The prelate said that when he tried to find out from the agents why they were pursuing him and asked them to communicate with Chief of Police Francisco Díaz, the officers entered the house where he was with his family.
“They entered my circle of family privacy, they came to my private home, that of my parents, putting at risk the safety of my family,” he said. As a response, he went to Managua, where he was welcomed in the parish of Santo Cristo de Esquipulas in Las Colinas.
Álvarez has been one of the strongest critics of the regime of President Daniel Ortega and his wife, Vice President Rosario Murillo, who, last year, imprisoned dozens of political and social leaders after they voiced their opposition to the government or declared their intentions to run for the presidency.
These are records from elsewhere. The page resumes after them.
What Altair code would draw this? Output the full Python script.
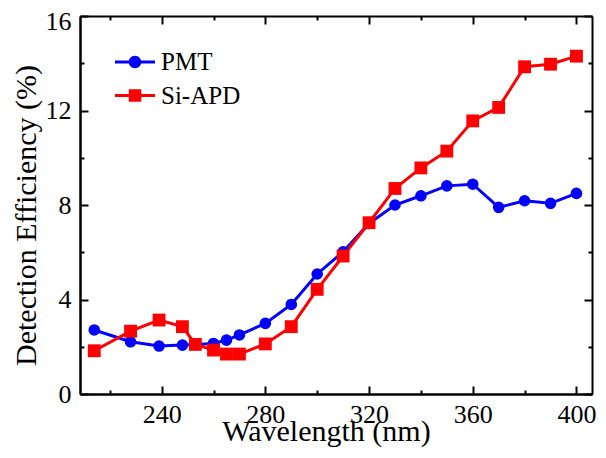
import altair as alt
import pandas as pd

# ---- data ----
wavelength = [214, 228, 239, 248, 253, 260, 265, 270, 280, 290, 300,
              310, 320, 330, 340, 350, 360, 370, 380, 390, 400]
pmt = [2.71, 2.21, 2.03, 2.07, 2.10, 2.14, 2.28, 2.50, 2.99, 3.79, 5.08,
       6.02, 7.22, 8.00, 8.39, 8.81, 8.88, 7.90, 8.18, 8.07, 8.49]
si_apd = [1.83, 2.66, 3.13, 2.85, 2.10, 1.86, 1.69, 1.69, 2.12, 2.85, 4.43,
          5.84, 7.25, 8.70, 9.57, 10.28, 11.56, 12.13, 13.85, 13.96, 14.30]
series_names = ["PMT", "Si-APD"]
series_colors = ["#0000FF", "#FF0000"]
x_major = [240, 280, 320, 360, 400]
x_ticks = [220, 240, 260, 280, 300, 320, 340, 360, 380, 400]
y_major = [0, 4, 8, 12, 16]
y_ticks = [0, 2, 4, 6, 8, 10, 12, 14, 16]
x_title = "Wavelength (nm)"
y_title = "Detection Efficiency (%)"

rows = []
for name, vals in zip(series_names, [pmt, si_apd]):
    for w, v in zip(wavelength, vals):
        rows.append({"wavelength": w, "value": v, "series": name})
df = pd.DataFrame(rows)

W, H = 512, 378
FONT = "Liberation Serif"
xdom = [208.5, 406]
ydom = [0, 16]


def xs():
    return alt.Scale(domain=xdom, nice=False, zero=False)


def ys():
    return alt.Scale(domain=ydom, nice=False, zero=False)


cs = alt.Scale(domain=series_names, range=series_colors)

x_tick_size = {"condition": {"test": "datum.value % 40 === 0", "value": 8}, "value": 4}
y_tick_size = {"condition": {"test": "datum.value % 4 === 0", "value": 8}, "value": 4}

axis_bottom = alt.Axis(orient="bottom", values=x_major, ticks=False, labelFontSize=26,
                       labelPadding=7, labelFlush=False, labelOverlap=False,
                       title=x_title, titleFontSize=30, titleX=246, titleY=46,
                       titleBaseline="alphabetic", grid=False)
axis_left = alt.Axis(orient="left", values=y_major, ticks=False, labelFontSize=26,
                     labelPadding=9, labelFlush=False, labelOverlap=False,
                     labelOffset={"condition": {"test": "datum.value === 16", "value": 5}, "value": 0},
                     title=y_title, titleFontSize=30, titleX=-45, titleY=199,
                     titleAngle=270, titleBaseline="alphabetic", grid=False)
# inward ticks on the bottom and left edges
axis_x_in_bottom = alt.Axis(orient="top", offset=-H, values=x_ticks, labels=False,
                            tickSize=x_tick_size, title=None, grid=False)
axis_y_in_left = alt.Axis(orient="right", offset=-W, values=y_ticks, labels=False,
                          tickSize=y_tick_size, title=None, grid=False)
# inward ticks on the top and right edges
axis_x_in_top = alt.Axis(orient="bottom", offset=-H, values=x_ticks, labels=False,
                         tickSize=x_tick_size, title=None, grid=False)
axis_y_in_right = alt.Axis(orient="left", offset=-W, values=y_ticks, labels=False,
                           tickSize=y_tick_size, title=None, grid=False)

base = alt.Chart(df)

lines = base.mark_line(strokeWidth=3).encode(
    x=alt.X("wavelength:Q", scale=xs(), axis=axis_bottom),
    y=alt.Y("value:Q", scale=ys(), axis=axis_left),
    color=alt.Color("series:N", scale=cs, legend=None),
)

circles = base.transform_filter(alt.datum.series == "PMT").mark_point(
    filled=True, opacity=1, shape="circle", size=135).encode(
    x=alt.X("wavelength:Q", scale=xs(), axis=axis_x_in_bottom),
    y=alt.Y("value:Q", scale=ys(), axis=axis_y_in_left),
    color=alt.Color("series:N", scale=cs, legend=None),
)

squares = base.transform_filter(alt.datum.series == "Si-APD").mark_point(
    filled=True, opacity=1, shape="square", size=165).encode(
    x=alt.X("wavelength:Q", scale=xs(), axis=None),
    y=alt.Y("value:Q", scale=ys(), axis=None),
    color=alt.Color("series:N", scale=cs, legend=None),
)

# legend symbols: a short thick line with the marker on it
line_part = "M-1.6,-0.12H1.6V0.12H-1.6Z"
circle_path = line_part + "M0.5,0A0.5,0.5,0,1,1,-0.5,0A0.5,0.5,0,1,1,0.5,0Z"
square_path = line_part + "M-0.5,-0.5H0.5V0.5H-0.5Z"


def legend_for(i, path):
    return alt.Legend(orient="none", legendX=42.5, legendY=33.5 + 33.5 * i, title=None,
                      labelFont=FONT, labelFontSize=25, labelColor="black",
                      symbolType=path, symbolSize=625, symbolStrokeWidth=0,
                      symbolOpacity=1, labelOffset=13.5, padding=0)


def legend_layer(i, path, x_axis, y_axis):
    name = series_names[i]
    return base.transform_filter("false").mark_point(filled=True, opacity=1).encode(
        x=alt.X("wavelength:Q", scale=xs(), axis=x_axis),
        y=alt.Y("value:Q", scale=ys(), axis=y_axis),
        fill=alt.Fill("series:N",
                      scale=alt.Scale(domain=[name], range=[series_colors[i]]),
                      legend=legend_for(i, path)),
    )


leg_pmt = legend_layer(0, circle_path, axis_x_in_top, axis_y_in_right)
leg_apd = legend_layer(1, square_path, None, None)

chart = alt.layer(lines, circles, squares, leg_pmt, leg_apd).resolve_scale(
    x="independent", y="independent", fill="independent"
).resolve_axis(
    x="independent", y="independent"
).resolve_legend(
    fill="independent"
).properties(
    width=W, height=H, autosize="none",
    padding={"left": 72, "top": 8, "right": 6, "bottom": 56},
).configure_view(stroke=None).configure_axis(
    domainColor="black", domainWidth=2, tickColor="black", tickWidth=2,
    labelColor="black", titleColor="black", labelFont=FONT, titleFont=FONT,
    titleFontWeight="normal",
)

chart.save("out.html", embed_options={"renderer": "svg", "actions": False})
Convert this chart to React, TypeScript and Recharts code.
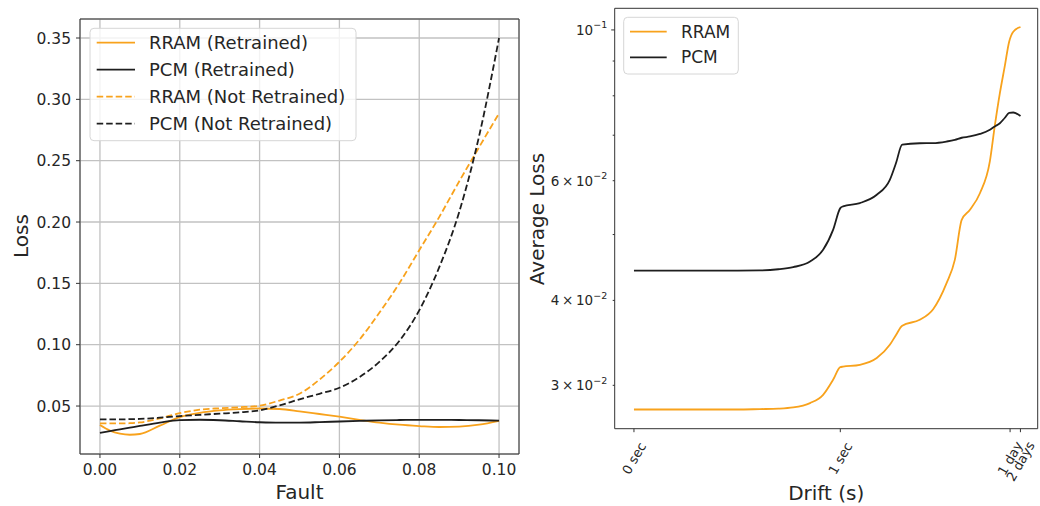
import React from "react";
import { LineChart, Line, XAxis, YAxis, CartesianGrid, ReferenceArea } from "recharts";

const FONT = "'DejaVu Sans', sans-serif";
const TEXT = "#262626";
const SPINE = "#333333";
const ORANGE = "#f8a21c";
const DARK = "#1e1e1e";

// ---- left panel: loss vs fault rate
const faultRates = [0, 0.0025, 0.005, 0.0075, 0.01, 0.015, 0.02, 0.025, 0.03, 0.035, 0.04, 0.045, 0.05, 0.055, 0.06, 0.065, 0.07, 0.075, 0.08, 0.085, 0.09, 0.095, 0.1];
const rramRetrained = [0.0345, 0.030, 0.0275, 0.0266, 0.0272, 0.034, 0.041, 0.0445, 0.0465, 0.0475, 0.048, 0.0476, 0.0457, 0.0435, 0.0413, 0.0388, 0.0365, 0.0348, 0.0337, 0.0329, 0.0332, 0.0348, 0.038];
const pcmRetrained = [0.0282, 0.0296, 0.031, 0.0324, 0.0338, 0.0365, 0.0385, 0.0388, 0.0384, 0.0376, 0.0368, 0.0364, 0.0365, 0.0369, 0.0374, 0.0379, 0.0383, 0.0386, 0.0387, 0.0387, 0.0386, 0.0384, 0.0381];
const rramNotRetrained = [0.0359, 0.0358, 0.0358, 0.036, 0.0366, 0.040, 0.0442, 0.047, 0.0482, 0.049, 0.0503, 0.0545, 0.060, 0.0715, 0.0861, 0.104, 0.126, 0.150, 0.177, 0.204, 0.233, 0.261, 0.2886];
const pcmNotRetrained = [0.0391, 0.0391, 0.0391, 0.0393, 0.0395, 0.0405, 0.0418, 0.0428, 0.0438, 0.0448, 0.0465, 0.0505, 0.0555, 0.060, 0.0649, 0.0735, 0.086, 0.103, 0.128, 0.163, 0.208, 0.27, 0.35];
const faultTicks = [0, 0.02, 0.04, 0.06, 0.08, 0.1];
const lossTicks = [0.05, 0.1, 0.15, 0.2, 0.25, 0.3, 0.35];

const leftSeries = [
  { key: "rramRt", name: "RRAM (Retrained)", color: ORANGE, dash: undefined as string | undefined },
  { key: "pcmRt", name: "PCM (Retrained)", color: DARK, dash: undefined as string | undefined },
  { key: "rramNrt", name: "RRAM (Not Retrained)", color: ORANGE, dash: "6.5 3" },
  { key: "pcmNrt", name: "PCM (Not Retrained)", color: DARK, dash: "6.5 3" },
];

// ---- right panel: average loss vs drift time
// drift is kept as position on the (symlog-like) time axis, in decades
const driftPos = [0, 1, 2, 3, 3.66, 4.2, 4.63, 5.12, 5.5, 5.79, 6.0, 6.08, 6.57, 7.06, 7.44, 7.62, 7.8, 8.31, 8.7, 9.09, 9.33, 9.53, 9.77, 10.06, 10.35, 10.49, 10.64, 10.78, 10.91, 11.03, 11.24];
const rramDrift = [0.02764, 0.02764, 0.02764, 0.02764, 0.02768, 0.02772, 0.02783, 0.02825, 0.02905, 0.03057, 0.03191, 0.03196, 0.03216, 0.0329, 0.03441, 0.03558, 0.0367, 0.03746, 0.03883, 0.04241, 0.04588, 0.05255, 0.05437, 0.05751, 0.0641, 0.0721, 0.0807, 0.0883, 0.0961, 0.0994, 0.101];
const pcmDrift = [0.04426, 0.04426, 0.04426, 0.04426, 0.04428, 0.04445, 0.04477, 0.04563, 0.04747, 0.05079, 0.05467, 0.055, 0.05562, 0.05721, 0.06017, 0.0637, 0.0678, 0.06812, 0.06815, 0.06852, 0.0689, 0.0694, 0.0697, 0.0703, 0.0713, 0.0721, 0.0729, 0.0742, 0.0755, 0.0756, 0.0747];
const driftTicks = [0, 6, 10.937, 11.238];
const driftTickLabels = ["0 sec", "1 sec", "1 day", "2 days"];
const avgLossTicks = [0.03, 0.04, 0.05, 0.06, 0.07, 0.08, 0.09, 0.1];
const avgLossLabels: Record<string, [string, string]> = {
  "0.03": ["3\u2009×\u200910", "−2"],
  "0.04": ["4\u2009×\u200910", "−2"],
  "0.06": ["6\u2009×\u200910", "−2"],
  "0.1": ["10", "−1"],
};
const rightSeries = [
  { key: "rram", name: "RRAM", color: ORANGE },
  { key: "pcm", name: "PCM", color: DARK },
];

const leftData = faultRates.map((f, i) => ({
  fault: f,
  rramRt: rramRetrained[i],
  pcmRt: pcmRetrained[i],
  rramNrt: rramNotRetrained[i],
  pcmNrt: pcmNotRetrained[i],
}));

const rightData = driftPos.map((d, i) => ({ drift: d, rram: rramDrift[i], pcm: pcmDrift[i] }));

function DriftTick(props: any) {
  const { x, y, payload } = props;
  const label = driftTickLabels[driftTicks.indexOf(payload.value)] ?? "";
  const fs = 13;
  const len = label.length * 0.54 * fs;
  const vert = len * Math.sin(Math.PI / 3) + 0.73 * fs * 0.5;
  const cy = y + 12 + vert / 2;
  return (
    <g>
      <line x1={x} x2={x} y1={y} y2={y + 3.5} stroke={SPINE} strokeWidth={1} />
      <text x={x} y={cy} dy="0.36em" textAnchor="middle" fontSize={fs} fill={TEXT} fontFamily={FONT}
        transform={`rotate(-60 ${x} ${cy})`}>
        {label}
      </text>
    </g>
  );
}

function AvgLossTick(props: any) {
  const { x, y, payload } = props;
  const lab = avgLossLabels[String(payload.value)];
  const major = payload.value === 0.1;
  return (
    <g>
      <line x1={x - (major ? 3.5 : 2)} x2={x} y1={y} y2={y} stroke={SPINE} strokeWidth={1} />
      {lab && (
        <text x={x - 7.5} y={y} dy="0.36em" textAnchor="end" fontSize={13.5} fill={TEXT} fontFamily={FONT}>
          {lab[0]}
          <tspan dy={-6.5} fontSize={9.5}>{lab[1]}</tspan>
        </text>
      )}
    </g>
  );
}

export default function App() {
  const tickStyle = { fill: TEXT, fontSize: 15.5, fontFamily: FONT };
  return (
    <div style={{ position: "absolute", left: 0, top: 0, width: 1040, height: 506, background: "#fff" }}>
      <div style={{ position: "absolute", left: 0, top: 0 }}>
        <LineChart width={520} height={506} data={leftData} margin={{ top: 19, right: 1, bottom: 0, left: 0 }}>
          <CartesianGrid stroke="#c2c2c2" strokeWidth={1.3} />
          <XAxis
            type="number"
            dataKey="fault"
            domain={[-0.005, 0.105]}
            ticks={faultTicks}
            allowDataOverflow
            height={52}
            axisLine={false}
            tickLine={{ stroke: SPINE }}
            tickSize={4}
            tickMargin={6}
            tick={tickStyle}
            tickFormatter={(v: number) => v.toFixed(2)}
            label={{ value: "Fault", position: "insideBottom", offset: 7, fill: TEXT, fontSize: 20, fontFamily: FONT }}
          />
          <YAxis
            type="number"
            domain={[0.0109, 0.3655]}
            ticks={lossTicks}
            allowDataOverflow
            width={80}
            axisLine={false}
            tickLine={{ stroke: SPINE }}
            tickSize={4}
            tickMargin={5}
            tick={tickStyle}
            tickFormatter={(v: number) => v.toFixed(2)}
            label={{
              content: () => (
                <text x={27.7} y={236} textAnchor="middle" fontSize={20} fill={TEXT} fontFamily={FONT}
                  transform="rotate(-90 27.7 236)">
                  Loss
                </text>
              ),
            }}
          />
          <ReferenceArea x1={-0.005} x2={0.105} y1={0.0109} y2={0.3655} fill="none" stroke={SPINE} strokeWidth={1} ifOverflow="visible" />
          {leftSeries.map((s) => (
            <Line
              key={s.key}
              type="monotone"
              dataKey={s.key}
              stroke={s.color}
              strokeWidth={1.8}
              strokeDasharray={s.dash}
              dot={false}
              isAnimationActive={false}
            />
          ))}
        </LineChart>
        <svg width={520} height={506} style={{ position: "absolute", left: 0, top: 0, pointerEvents: "none" }}>
          <rect x={90} y={28.3} width={266} height={112.4} rx={4} fill="rgba(255,255,255,0.8)" stroke="#d6d6d6" />
          {leftSeries.map((s, i) => {
            const cy = 42.7 + i * 27;
            return (
              <g key={s.key}>
                <line x1={96.7} x2={135} y1={cy} y2={cy} stroke={s.color} strokeWidth={1.8} strokeDasharray={s.dash} />
                <text x={149} y={cy} dy="0.36em" fontSize={18} fill={TEXT} fontFamily={FONT}>{s.name}</text>
              </g>
            );
          })}
        </svg>
      </div>

      <div style={{ position: "absolute", left: 520, top: 0 }}>
        <LineChart width={520} height={506} data={rightData} margin={{ top: 8.3, right: 2.3, bottom: 0, left: 0 }}>
          <XAxis
            type="number"
            dataKey="drift"
            domain={[-0.56, 11.74]}
            ticks={driftTicks}
            allowDataOverflow
            height={77.3}
            axisLine={false}
            tickLine={false}
            tickSize={0}
            tickMargin={0}
            tick={<DriftTick />}
            interval={0}
            label={{ value: "Drift (s)", position: "insideBottom", offset: 6, fill: TEXT, fontSize: 20, fontFamily: FONT }}
          />
          <YAxis
            type="number"
            scale="log"
            domain={[0.0259, 0.1076]}
            ticks={avgLossTicks}
            allowDataOverflow
            width={94.7}
            axisLine={false}
            tickLine={false}
            tickSize={0}
            tickMargin={0}
            tick={<AvgLossTick />}
            interval={0}
            label={{
              content: () => (
                <text x={23.5} y={219} textAnchor="middle" fontSize={20} fill={TEXT} fontFamily={FONT}
                  transform="rotate(-90 23.5 219)">
                  Average Loss
                </text>
              ),
            }}
          />
          <ReferenceArea x1={-0.56} x2={11.74} y1={0.0259} y2={0.1076} fill="none" stroke={SPINE} strokeWidth={1} ifOverflow="visible" />
          {rightSeries.map((s) => (
            <Line
              key={s.key}
              type="monotone"
              dataKey={s.key}
              stroke={s.color}
              strokeWidth={1.8}
              dot={false}
              isAnimationActive={false}
            />
          ))}
        </LineChart>
        <svg width={520} height={506} style={{ position: "absolute", left: 0, top: 0, pointerEvents: "none" }}>
          <rect x={103.7} y={17.3} width={114.6} height={56.7} rx={4} fill="rgba(255,255,255,0.8)" stroke="#d6d6d6" />
          {rightSeries.map((s, i) => {
            const cy = 31.7 + i * 25.6;
            return (
              <g key={s.key}>
                <line x1={110} x2={146.7} y1={cy} y2={cy} stroke={s.color} strokeWidth={1.8} />
                <text x={161} y={cy} dy="0.36em" fontSize={17} fill={TEXT} fontFamily={FONT}>{s.name}</text>
              </g>
            );
          })}
        </svg>
      </div>
    </div>
  );
}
They joined hundreds of dissidents who were imprisoned in 2018, following a series of protests in the country.
“I begin a fast with water and serum (indefinitely) until the National Police, through the president or vice-president of the Episcopal Conference of Nicaragua, let me know that they will respect my family circle and privacy,” the bishop said.
Álvarez invited the faithful of both dioceses to fast and pray before the Blessed Sacrament for their safety. The police told him that they were following him “for your own safety,” to which he said, on the live-streamed video, that “everyone knows that, in Nicaragua, those who make us feel unsafe with this persecution is you, brother police officers.”
The prelate exhorted the faithful to “adore the Blessed Sacrament, to pray, to sing, to praise the Lord and to fast for as long as you deem convenient. Also, to make vigils united to this servant. I will be in prayer and I will be doing exorcism from here.”
This Wednesday, Father Uriel Vallejos, parish priest of the Divina Misericordia church in Matagalpa, said that police officers besieged him when he was at the Apostolic Nunciature in Managua.
Similarly, Father Harving Padilla, of the San Juan Bautista Church in the department of Masaya, has been harassed by police and paramilitaries, who have threatened to arrest him and hold him responsible for the death of policeman Gabriel Vado Ruíz, who was killed at a roadblock in 2018 by paramilitaries.
Earlier this month, deputies of two commissions from the National Assembly discussed “the religious and the directors of human rights organizations who were involved in the coup adventure.”
Following these “discussions,” the government of Ortega expressed its intention to imprison priests for alleged “treason.” The regime leaders have in the past referred to the Catholic hierarchy as terrorists, coup organizers and spawns of the devil.